- **TASK TO COMPLETE**: All of the material should be reproduced exactly, with pictures left out.

— Start of DATA EXCERPT —

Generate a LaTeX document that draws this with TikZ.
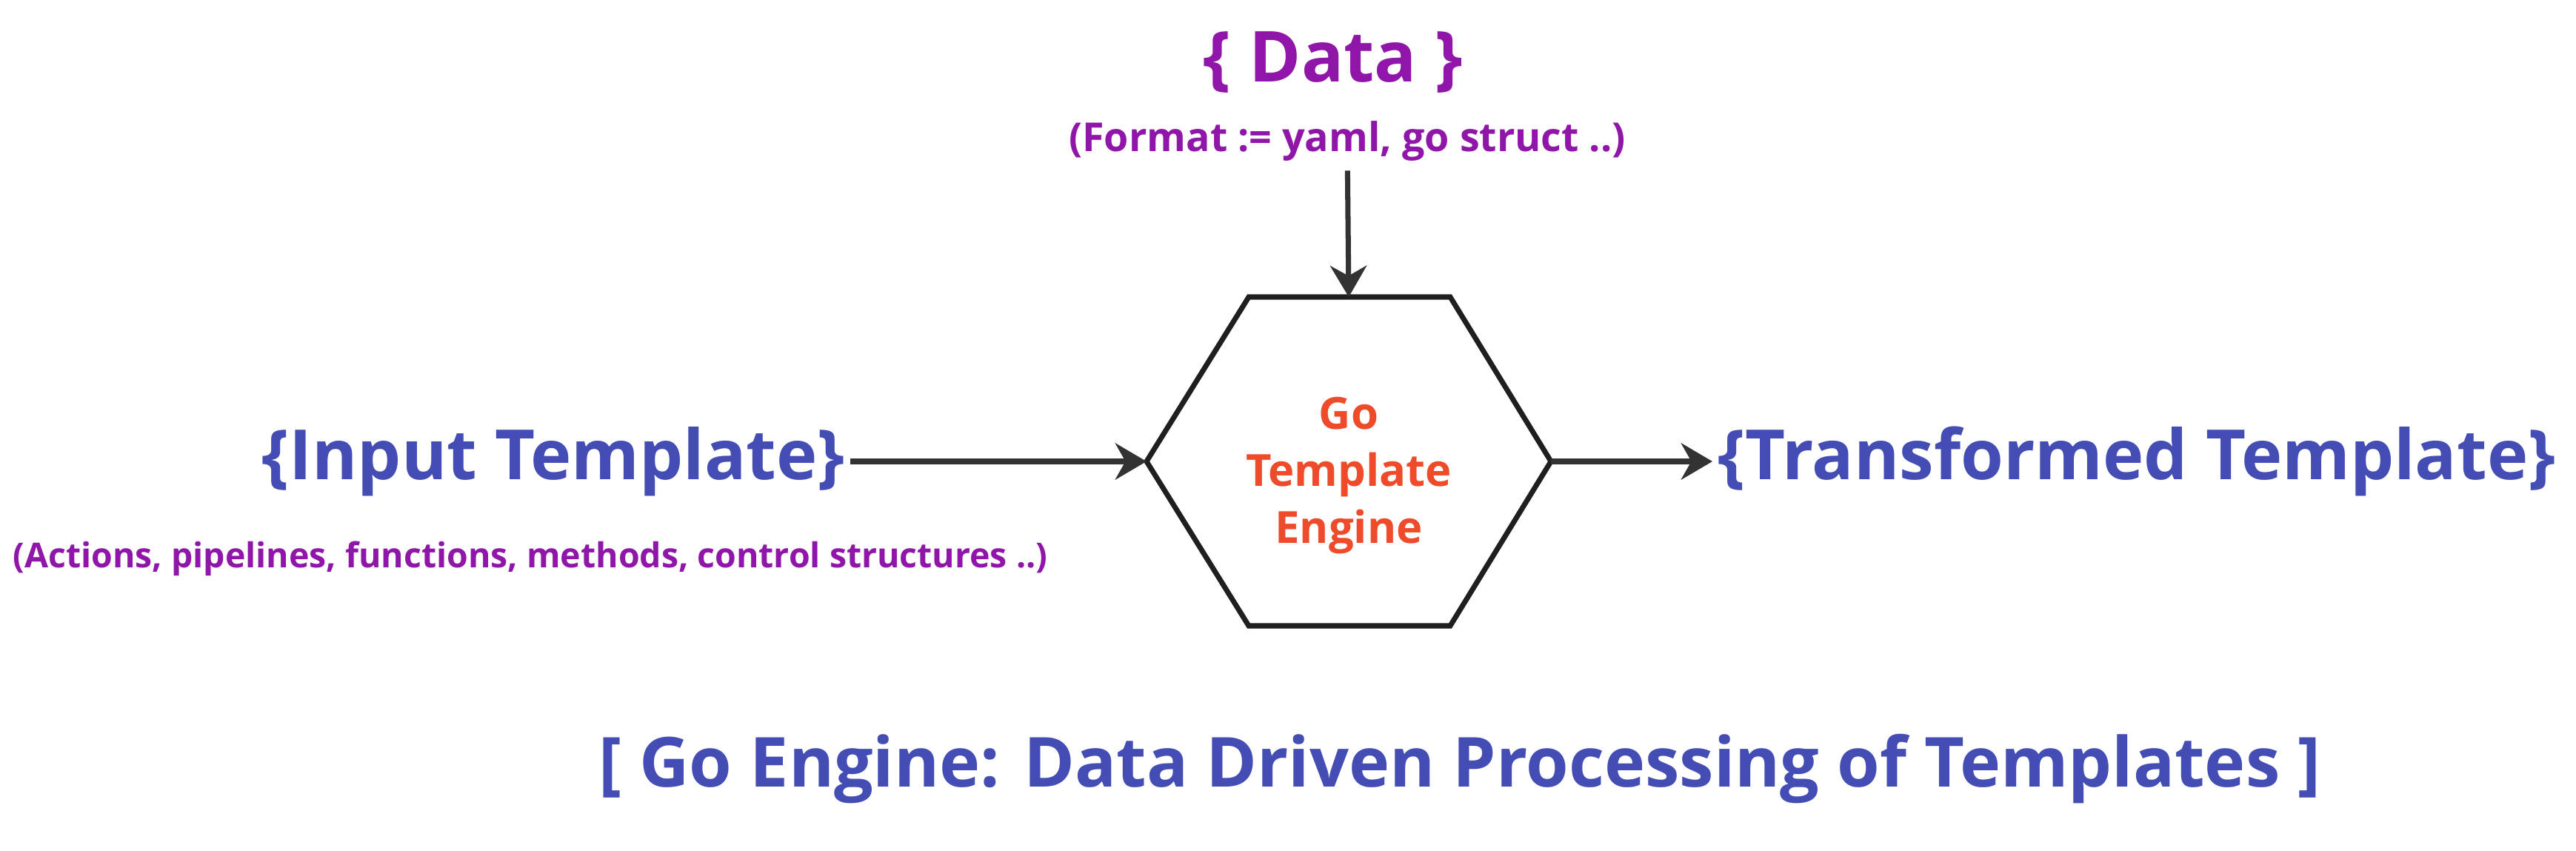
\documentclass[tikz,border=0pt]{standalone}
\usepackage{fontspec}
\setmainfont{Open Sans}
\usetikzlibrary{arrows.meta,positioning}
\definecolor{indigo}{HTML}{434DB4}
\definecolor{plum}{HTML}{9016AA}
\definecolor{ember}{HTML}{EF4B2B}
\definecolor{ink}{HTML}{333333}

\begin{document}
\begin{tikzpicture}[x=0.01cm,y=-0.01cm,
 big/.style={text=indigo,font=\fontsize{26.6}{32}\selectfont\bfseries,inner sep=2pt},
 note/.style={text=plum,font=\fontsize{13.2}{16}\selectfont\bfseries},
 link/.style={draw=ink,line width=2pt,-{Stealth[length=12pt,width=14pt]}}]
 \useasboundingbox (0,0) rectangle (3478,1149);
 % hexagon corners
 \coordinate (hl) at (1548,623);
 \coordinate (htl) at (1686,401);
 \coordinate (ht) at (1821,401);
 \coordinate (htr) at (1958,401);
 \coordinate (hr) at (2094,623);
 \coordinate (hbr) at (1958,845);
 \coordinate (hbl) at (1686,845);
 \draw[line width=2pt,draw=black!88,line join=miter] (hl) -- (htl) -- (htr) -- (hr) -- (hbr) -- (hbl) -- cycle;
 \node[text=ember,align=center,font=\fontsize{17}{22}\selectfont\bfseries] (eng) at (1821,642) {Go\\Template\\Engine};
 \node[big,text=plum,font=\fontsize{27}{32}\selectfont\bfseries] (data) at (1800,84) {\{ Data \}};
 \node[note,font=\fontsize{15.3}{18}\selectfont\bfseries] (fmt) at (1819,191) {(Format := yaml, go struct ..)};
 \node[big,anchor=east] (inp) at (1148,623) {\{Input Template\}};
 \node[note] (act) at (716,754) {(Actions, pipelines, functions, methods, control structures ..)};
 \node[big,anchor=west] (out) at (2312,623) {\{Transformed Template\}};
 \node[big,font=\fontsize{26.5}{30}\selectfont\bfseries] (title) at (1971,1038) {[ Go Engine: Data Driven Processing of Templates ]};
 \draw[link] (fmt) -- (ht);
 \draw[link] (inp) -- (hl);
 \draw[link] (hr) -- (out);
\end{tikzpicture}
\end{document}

— End of DATA EXCERPT —

- **COMPLETE RESPONSE**:
Generate a LaTeX document that draws this with TikZ.
\documentclass[tikz,border=0pt]{standalone}
\usepackage{fontspec}
\setmainfont{Open Sans}
\usetikzlibrary{arrows.meta,positioning}
\definecolor{indigo}{HTML}{434DB4}
\definecolor{plum}{HTML}{9016AA}
\definecolor{ember}{HTML}{EF4B2B}
\definecolor{ink}{HTML}{333333}

\begin{document}
\begin{tikzpicture}[x=0.01cm,y=-0.01cm,
 big/.style={text=indigo,font=\fontsize{26.6}{32}\selectfont\bfseries,inner sep=2pt},
 note/.style={text=plum,font=\fontsize{13.2}{16}\selectfont\bfseries},
 link/.style={draw=ink,line width=2pt,-{Stealth[length=12pt,width=14pt]}}]
 \useasboundingbox (0,0) rectangle (3478,1149);
 % hexagon corners
 \coordinate (hl) at (1548,623);
 \coordinate (htl) at (1686,401);
 \coordinate (ht) at (1821,401);
 \coordinate (htr) at (1958,401);
 \coordinate (hr) at (2094,623);
 \coordinate (hbr) at (1958,845);
 \coordinate (hbl) at (1686,845);
 \draw[line width=2pt,draw=black!88,line join=miter] (hl) -- (htl) -- (htr) -- (hr) -- (hbr) -- (hbl) -- cycle;
 \node[text=ember,align=center,font=\fontsize{17}{22}\selectfont\bfseries] (eng) at (1821,642) {Go\\Template\\Engine};
 \node[big,text=plum,font=\fontsize{27}{32}\selectfont\bfseries] (data) at (1800,84) {\{ Data \}};
 \node[note,font=\fontsize{15.3}{18}\selectfont\bfseries] (fmt) at (1819,191) {(Format := yaml, go struct ..)};
 \node[big,anchor=east] (inp) at (1148,623) {\{Input Template\}};
 \node[note] (act) at (716,754) {(Actions, pipelines, functions, methods, control structures ..)};
 \node[big,anchor=west] (out) at (2312,623) {\{Transformed Template\}};
 \node[big,font=\fontsize{26.5}{30}\selectfont\bfseries] (title) at (1971,1038) {[ Go Engine: Data Driven Processing of Templates ]};
 \draw[link] (fmt) -- (ht);
 \draw[link] (inp) -- (hl);
 \draw[link] (hr) -- (out);
\end{tikzpicture}
\end{document}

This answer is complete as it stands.